* **Task to carry out**:
Can you copy out the data exactly? Leave the images out.

* **Dataset section**:
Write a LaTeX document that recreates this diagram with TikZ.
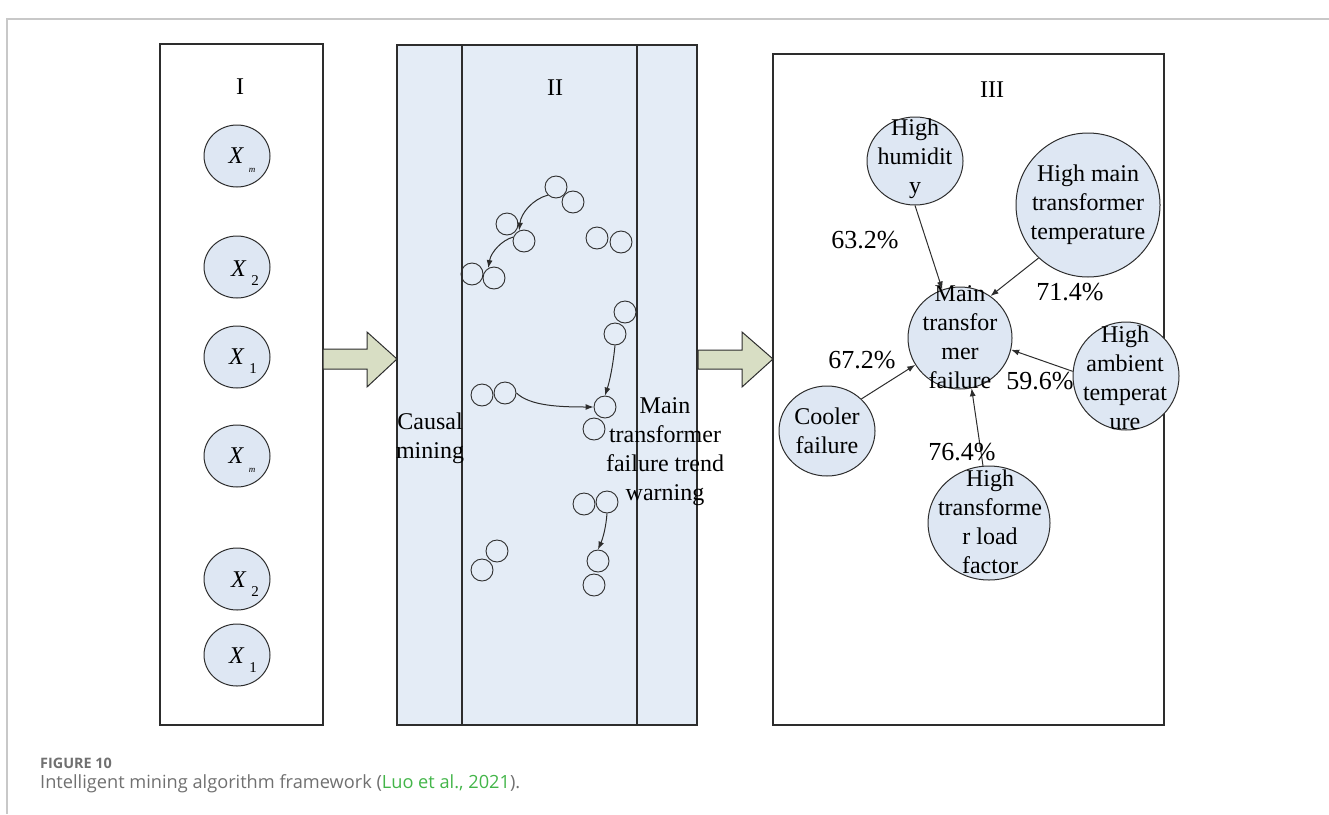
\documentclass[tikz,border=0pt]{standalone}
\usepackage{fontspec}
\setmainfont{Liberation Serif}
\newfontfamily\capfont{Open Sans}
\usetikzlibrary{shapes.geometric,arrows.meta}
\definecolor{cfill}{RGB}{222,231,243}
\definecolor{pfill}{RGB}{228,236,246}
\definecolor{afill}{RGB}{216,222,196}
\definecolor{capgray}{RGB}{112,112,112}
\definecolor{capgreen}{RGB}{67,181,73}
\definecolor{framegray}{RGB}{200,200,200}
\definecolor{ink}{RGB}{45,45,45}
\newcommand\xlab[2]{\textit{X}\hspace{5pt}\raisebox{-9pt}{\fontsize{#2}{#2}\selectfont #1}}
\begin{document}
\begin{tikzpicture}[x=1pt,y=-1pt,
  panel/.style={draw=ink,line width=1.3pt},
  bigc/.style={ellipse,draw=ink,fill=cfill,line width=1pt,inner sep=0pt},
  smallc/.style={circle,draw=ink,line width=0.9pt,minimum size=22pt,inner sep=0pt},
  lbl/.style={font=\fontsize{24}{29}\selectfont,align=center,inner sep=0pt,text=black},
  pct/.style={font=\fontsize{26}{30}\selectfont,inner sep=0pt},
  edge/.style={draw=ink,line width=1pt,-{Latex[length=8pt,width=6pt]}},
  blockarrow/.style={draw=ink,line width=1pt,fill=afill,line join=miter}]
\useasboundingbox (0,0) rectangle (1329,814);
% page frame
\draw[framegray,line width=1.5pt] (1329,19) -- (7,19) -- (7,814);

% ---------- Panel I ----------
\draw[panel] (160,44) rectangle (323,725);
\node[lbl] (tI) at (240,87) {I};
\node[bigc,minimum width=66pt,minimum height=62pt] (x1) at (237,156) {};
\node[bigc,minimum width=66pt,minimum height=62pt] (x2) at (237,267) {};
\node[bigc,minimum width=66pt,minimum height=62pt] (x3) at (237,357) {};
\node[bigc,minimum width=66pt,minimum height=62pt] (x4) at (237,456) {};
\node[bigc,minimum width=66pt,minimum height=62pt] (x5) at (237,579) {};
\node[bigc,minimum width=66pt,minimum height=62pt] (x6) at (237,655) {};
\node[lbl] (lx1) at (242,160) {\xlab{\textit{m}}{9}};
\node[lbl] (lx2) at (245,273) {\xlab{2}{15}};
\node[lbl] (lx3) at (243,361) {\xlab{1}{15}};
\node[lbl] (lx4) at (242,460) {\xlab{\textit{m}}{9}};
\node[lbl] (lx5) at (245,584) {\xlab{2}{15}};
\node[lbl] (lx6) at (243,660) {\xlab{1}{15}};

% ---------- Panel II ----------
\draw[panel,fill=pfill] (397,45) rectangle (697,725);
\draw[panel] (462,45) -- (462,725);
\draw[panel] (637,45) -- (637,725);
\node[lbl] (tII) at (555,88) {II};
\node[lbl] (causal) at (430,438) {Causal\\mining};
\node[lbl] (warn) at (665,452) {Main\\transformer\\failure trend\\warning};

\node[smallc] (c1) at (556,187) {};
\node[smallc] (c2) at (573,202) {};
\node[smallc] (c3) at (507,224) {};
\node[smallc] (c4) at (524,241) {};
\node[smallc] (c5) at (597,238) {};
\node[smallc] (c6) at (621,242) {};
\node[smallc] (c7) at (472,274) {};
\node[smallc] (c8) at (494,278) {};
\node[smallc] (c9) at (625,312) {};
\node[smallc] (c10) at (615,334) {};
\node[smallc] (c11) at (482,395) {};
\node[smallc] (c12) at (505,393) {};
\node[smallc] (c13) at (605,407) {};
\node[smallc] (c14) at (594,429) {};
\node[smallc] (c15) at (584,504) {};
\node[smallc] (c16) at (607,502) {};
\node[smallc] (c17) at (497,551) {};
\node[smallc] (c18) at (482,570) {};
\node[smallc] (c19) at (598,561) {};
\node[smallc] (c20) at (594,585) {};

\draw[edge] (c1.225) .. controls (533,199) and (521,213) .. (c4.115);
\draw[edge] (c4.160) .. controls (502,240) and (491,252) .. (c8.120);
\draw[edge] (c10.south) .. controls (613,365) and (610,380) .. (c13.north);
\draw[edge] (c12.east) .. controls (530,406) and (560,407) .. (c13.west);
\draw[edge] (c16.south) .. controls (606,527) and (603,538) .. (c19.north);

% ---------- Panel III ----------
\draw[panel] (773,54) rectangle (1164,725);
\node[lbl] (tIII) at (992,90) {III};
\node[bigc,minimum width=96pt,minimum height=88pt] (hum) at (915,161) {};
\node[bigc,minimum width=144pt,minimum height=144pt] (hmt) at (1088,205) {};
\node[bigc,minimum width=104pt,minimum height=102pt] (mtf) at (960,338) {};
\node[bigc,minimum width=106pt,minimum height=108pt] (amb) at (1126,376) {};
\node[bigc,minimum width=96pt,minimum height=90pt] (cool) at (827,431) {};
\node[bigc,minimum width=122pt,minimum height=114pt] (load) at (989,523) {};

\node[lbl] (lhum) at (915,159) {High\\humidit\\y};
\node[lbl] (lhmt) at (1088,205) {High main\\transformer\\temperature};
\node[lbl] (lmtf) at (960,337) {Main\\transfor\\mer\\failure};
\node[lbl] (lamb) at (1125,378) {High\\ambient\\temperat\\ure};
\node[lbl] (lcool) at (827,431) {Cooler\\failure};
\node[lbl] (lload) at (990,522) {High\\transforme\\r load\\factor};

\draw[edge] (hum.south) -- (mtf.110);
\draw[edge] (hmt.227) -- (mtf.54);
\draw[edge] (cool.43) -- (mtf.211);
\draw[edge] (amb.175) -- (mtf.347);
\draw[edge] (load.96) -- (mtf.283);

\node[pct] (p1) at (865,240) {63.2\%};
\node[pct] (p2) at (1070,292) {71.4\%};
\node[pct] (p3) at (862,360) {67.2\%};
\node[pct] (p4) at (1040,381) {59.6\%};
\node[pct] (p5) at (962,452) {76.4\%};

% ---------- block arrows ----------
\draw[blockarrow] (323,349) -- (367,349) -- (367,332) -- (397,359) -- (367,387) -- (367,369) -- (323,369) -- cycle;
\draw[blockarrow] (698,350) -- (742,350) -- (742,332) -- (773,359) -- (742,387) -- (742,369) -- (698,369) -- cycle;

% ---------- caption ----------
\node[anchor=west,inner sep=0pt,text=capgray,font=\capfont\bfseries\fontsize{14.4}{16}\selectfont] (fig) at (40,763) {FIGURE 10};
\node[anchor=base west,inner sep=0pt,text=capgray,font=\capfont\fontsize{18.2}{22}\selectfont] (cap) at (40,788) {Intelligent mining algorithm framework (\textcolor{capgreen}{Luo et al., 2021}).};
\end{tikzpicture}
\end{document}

* **Response**:
Write a LaTeX document that recreates this diagram with TikZ.
\documentclass[tikz,border=0pt]{standalone}
\usepackage{fontspec}
\setmainfont{Liberation Serif}
\newfontfamily\capfont{Open Sans}
\usetikzlibrary{shapes.geometric,arrows.meta}
\definecolor{cfill}{RGB}{222,231,243}
\definecolor{pfill}{RGB}{228,236,246}
\definecolor{afill}{RGB}{216,222,196}
\definecolor{capgray}{RGB}{112,112,112}
\definecolor{capgreen}{RGB}{67,181,73}
\definecolor{framegray}{RGB}{200,200,200}
\definecolor{ink}{RGB}{45,45,45}
\newcommand\xlab[2]{\textit{X}\hspace{5pt}\raisebox{-9pt}{\fontsize{#2}{#2}\selectfont #1}}
\begin{document}
\begin{tikzpicture}[x=1pt,y=-1pt,
  panel/.style={draw=ink,line width=1.3pt},
  bigc/.style={ellipse,draw=ink,fill=cfill,line width=1pt,inner sep=0pt},
  smallc/.style={circle,draw=ink,line width=0.9pt,minimum size=22pt,inner sep=0pt},
  lbl/.style={font=\fontsize{24}{29}\selectfont,align=center,inner sep=0pt,text=black},
  pct/.style={font=\fontsize{26}{30}\selectfont,inner sep=0pt},
  edge/.style={draw=ink,line width=1pt,-{Latex[length=8pt,width=6pt]}},
  blockarrow/.style={draw=ink,line width=1pt,fill=afill,line join=miter}]
\useasboundingbox (0,0) rectangle (1329,814);
% page frame
\draw[framegray,line width=1.5pt] (1329,19) -- (7,19) -- (7,814);

% ---------- Panel I ----------
\draw[panel] (160,44) rectangle (323,725);
\node[lbl] (tI) at (240,87) {I};
\node[bigc,minimum width=66pt,minimum height=62pt] (x1) at (237,156) {};
\node[bigc,minimum width=66pt,minimum height=62pt] (x2) at (237,267) {};
\node[bigc,minimum width=66pt,minimum height=62pt] (x3) at (237,357) {};
\node[bigc,minimum width=66pt,minimum height=62pt] (x4) at (237,456) {};
\node[bigc,minimum width=66pt,minimum height=62pt] (x5) at (237,579) {};
\node[bigc,minimum width=66pt,minimum height=62pt] (x6) at (237,655) {};
\node[lbl] (lx1) at (242,160) {\xlab{\textit{m}}{9}};
\node[lbl] (lx2) at (245,273) {\xlab{2}{15}};
\node[lbl] (lx3) at (243,361) {\xlab{1}{15}};
\node[lbl] (lx4) at (242,460) {\xlab{\textit{m}}{9}};
\node[lbl] (lx5) at (245,584) {\xlab{2}{15}};
\node[lbl] (lx6) at (243,660) {\xlab{1}{15}};

% ---------- Panel II ----------
\draw[panel,fill=pfill] (397,45) rectangle (697,725);
\draw[panel] (462,45) -- (462,725);
\draw[panel] (637,45) -- (637,725);
\node[lbl] (tII) at (555,88) {II};
\node[lbl] (causal) at (430,438) {Causal\\mining};
\node[lbl] (warn) at (665,452) {Main\\transformer\\failure trend\\warning};

\node[smallc] (c1) at (556,187) {};
\node[smallc] (c2) at (573,202) {};
\node[smallc] (c3) at (507,224) {};
\node[smallc] (c4) at (524,241) {};
\node[smallc] (c5) at (597,238) {};
\node[smallc] (c6) at (621,242) {};
\node[smallc] (c7) at (472,274) {};
\node[smallc] (c8) at (494,278) {};
\node[smallc] (c9) at (625,312) {};
\node[smallc] (c10) at (615,334) {};
\node[smallc] (c11) at (482,395) {};
\node[smallc] (c12) at (505,393) {};
\node[smallc] (c13) at (605,407) {};
\node[smallc] (c14) at (594,429) {};
\node[smallc] (c15) at (584,504) {};
\node[smallc] (c16) at (607,502) {};
\node[smallc] (c17) at (497,551) {};
\node[smallc] (c18) at (482,570) {};
\node[smallc] (c19) at (598,561) {};
\node[smallc] (c20) at (594,585) {};

\draw[edge] (c1.225) .. controls (533,199) and (521,213) .. (c4.115);
\draw[edge] (c4.160) .. controls (502,240) and (491,252) .. (c8.120);
\draw[edge] (c10.south) .. controls (613,365) and (610,380) .. (c13.north);
\draw[edge] (c12.east) .. controls (530,406) and (560,407) .. (c13.west);
\draw[edge] (c16.south) .. controls (606,527) and (603,538) .. (c19.north);

% ---------- Panel III ----------
\draw[panel] (773,54) rectangle (1164,725);
\node[lbl] (tIII) at (992,90) {III};
\node[bigc,minimum width=96pt,minimum height=88pt] (hum) at (915,161) {};
\node[bigc,minimum width=144pt,minimum height=144pt] (hmt) at (1088,205) {};
\node[bigc,minimum width=104pt,minimum height=102pt] (mtf) at (960,338) {};
\node[bigc,minimum width=106pt,minimum height=108pt] (amb) at (1126,376) {};
\node[bigc,minimum width=96pt,minimum height=90pt] (cool) at (827,431) {};
\node[bigc,minimum width=122pt,minimum height=114pt] (load) at (989,523) {};

\node[lbl] (lhum) at (915,159) {High\\humidit\\y};
\node[lbl] (lhmt) at (1088,205) {High main\\transformer\\temperature};
\node[lbl] (lmtf) at (960,337) {Main\\transfor\\mer\\failure};
\node[lbl] (lamb) at (1125,378) {High\\ambient\\temperat\\ure};
\node[lbl] (lcool) at (827,431) {Cooler\\failure};
\node[lbl] (lload) at (990,522) {High\\transforme\\r load\\factor};

\draw[edge] (hum.south) -- (mtf.110);
\draw[edge] (hmt.227) -- (mtf.54);
\draw[edge] (cool.43) -- (mtf.211);
\draw[edge] (amb.175) -- (mtf.347);
\draw[edge] (load.96) -- (mtf.283);

\node[pct] (p1) at (865,240) {63.2\%};
\node[pct] (p2) at (1070,292) {71.4\%};
\node[pct] (p3) at (862,360) {67.2\%};
\node[pct] (p4) at (1040,381) {59.6\%};
\node[pct] (p5) at (962,452) {76.4\%};

% ---------- block arrows ----------
\draw[blockarrow] (323,349) -- (367,349) -- (367,332) -- (397,359) -- (367,387) -- (367,369) -- (323,369) -- cycle;
\draw[blockarrow] (698,350) -- (742,350) -- (742,332) -- (773,359) -- (742,387) -- (742,369) -- (698,369) -- cycle;

% ---------- caption ----------
\node[anchor=west,inner sep=0pt,text=capgray,font=\capfont\bfseries\fontsize{14.4}{16}\selectfont] (fig) at (40,763) {FIGURE 10};
\node[anchor=base west,inner sep=0pt,text=capgray,font=\capfont\fontsize{18.2}{22}\selectfont] (cap) at (40,788) {Intelligent mining algorithm framework (\textcolor{capgreen}{Luo et al., 2021}).};
\end{tikzpicture}
\end{document}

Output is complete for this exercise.